BES’te piyasa riski minimum seviyede
BES ile ilgili gelinen son nokta hakkında bilgi vererek sözlerine başlayan Bereket Emeklilik Genel Müdürü ve EGM Yönetim Kurulu Üyesi Mahmut Güngör, “Gönüllü BES katılımcı sayısı şu an 6 milyon 900 bin, OKS’deki katılımcı sayısı ise 5 milyon 400 bin civarında. Yani toplamda BES sistemi içerisinde 12.3 milyon kişi bulunuyor. Bu anlamda iyi bir noktadayız fakat önümüzdeki dönemde daha iyi noktalara geleceğimize inanıyorum. Fon tarafına baktığımızda ise 106, 5 milyar TL gönüllü BES tarafında, 8.6 milyar TL de OKS tarafında bir birikim oluşmuş durumda. Toplamda 115 milyar TL civarındaki fon büyüklüğüne 18.5 milyar TL devlet katkısını da eklediğimizde 133.6 milyar TL gibi bir rakama ulaştığımızı görüyoruz” dedi.

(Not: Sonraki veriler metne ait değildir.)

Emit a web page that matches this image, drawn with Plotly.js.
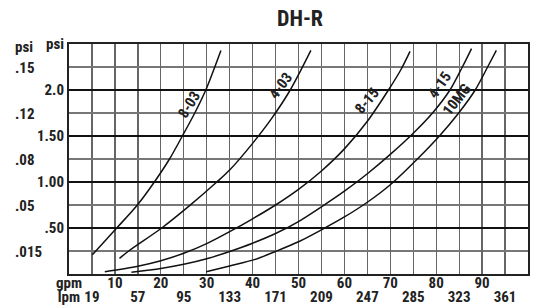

Dünyanın başka yerinde yok
Güngör, “Burada dünyanın hiçbir ülkesinde olmayan bir durumla karşı karşıyayız. Dünyanın hiçbir ülkesinde nakit Devlet katkısı uygulanmıyor. Yasa koyucu BES’teki katılımcılara devlet bütçesinden yüzde 25 pay veriyor. Bu katkıdan faydalanmak için bir an önce BES’e girmek gerekiyor. Bugün gelişmiş ülkelerin GSYIH’leri içerisinde ciddi büyüklükte bir emeklilik fonu birikimi söz konusu. Toplam BES fon büyüklüğü ile ilişkilendirirsek ülkemizdeki GSYIH yüzde 2-3 gibi minimal seviyelerde. Bu oranın daha da büyümesi gerekiyor. BES’in aynı zamanda cari açığımızın kapanmasında çok önemli bir tasarruf aracı olduğunu unutmamak lazım” diye konuştu.
BES’i kısa değil, uzun vadeli düşünmek gerektiğinin de altını çizen Güngör sözlerini, şöyle sürdürdü: “Geçtiğimiz son 10 seneye baktığımızda emeklilik şirketlerinin TÜFE’nin üzerinde, yüzde 3 gibi bir getiri sağladığını görüyoruz. Burada enflasyonun altında bir getirinin olmaması,
sitemde olanların mağdur edilmemesi çok önemli. 2019 yılı bu anlamda çok bereketli bir yıl oldu. Faizli fonlarda yüzde 26.23, faizsiz fonlarda ise yüzde 28.60 getiri sağladık. Sistem aslında çok basit. Bankalar, dijital platformlar aracılığı ile emeklilik şirketlerine rahatlıkla ulaşabiliyor. 18 yaşından daha büyük olan vatandaşlarımızı hemen sisteme alıyoruz. Sistemden 56 yaşında emekli olunuyor ve 10 yıl emeklilik katkı payı ödeme süresi var. BES, devletin denetimi ve güvencesi altında olan, piyasa riski minimum seviyede, başarılı getiri performansı olan son derece güvenli ve cazip bir sitem.”
Tasarrufun doğru bir yatırıma dönüşmesi çok önemli
Yaptığı konuşmada tasarrufa vurgu yapan Piri Reis Üniversitesi Rektörü Prof. Dr. Oral Erdoğan ise; “İnsan doğası gereği rahat, refah bir hayat yaşamak ister. Bunun için üretim, tüketim ve tasarruf dediğimiz iktisatçıların çok kullandığı bir denklem var. Yaşamımızın sonuna kadar kendimizi idame ettirecek şekilde bir planlama yaparız. Tüm bu süre boyunca da tüketimimizi karşılayacak bir varlık oluşturur, hatta bu varlıkların fazlasını oluşturup geleceğimizi garanti altına alırız. İşte bu varlıkların fazlasına tasarruf diyoruz. Elbette tasarruflarımızın doğru bir yatırıma dönüşmesi çok önemli. Bu noktada bir ülkenin üreten bir ülke olası gerekiyor ki dışa bağımlılığı az olsun; kendi ürettikleriyle, kendi halkının refahını garanti edebilsin” şeklinde konuştu.